Lars Ericsson
- Born: 16 April 1956 (age 69) Torsby, Sweden
- Nationality: Swedish

Career history

Sweden
- 1975-1976, 1980-1985: Solkatterna
- 1977-1979: Indianerna

Great Britain
- 1978: Leicester Lions

Team honours
- 1984: Allsvenskan Div 1 Champion
- 1982: Allsvenskan Div 1 (North) Champion
- 1981: Allsvenskan Div 2 (North) Champion
- 1976: Allsvenskan Div 3 (South) Champion

= Lars Ericsson =

Swedish former motorcycle speedway rider

Lars Ericsson also spelt Ericson (born 16 April 1956) is a Swedish former motorcycle speedway rider.

== Career ==
Born in Torsby, Ericsson rode in the Swedish Third Division in 1976 for Solkatterna, moving up to the Swedish top flight in 1977 with Indianerna.

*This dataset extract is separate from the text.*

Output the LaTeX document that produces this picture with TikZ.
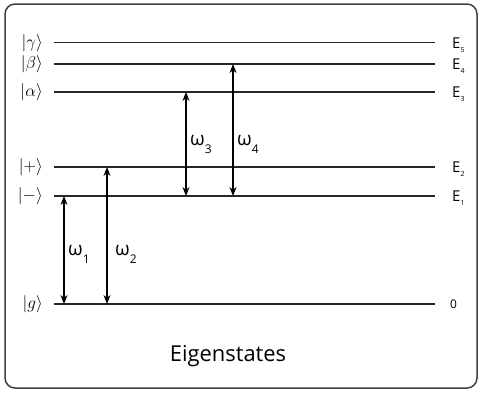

He competed in the 1977 Individual Speedway Junior European Championship, finishing seventh. In 1978, he was signed by Leicester Lions, but he failed to score consistently and was released after riding in seven matches.

In the British leagues he rode for Leicester Lions during the 1978 British League season but struggled and was dropped from the team.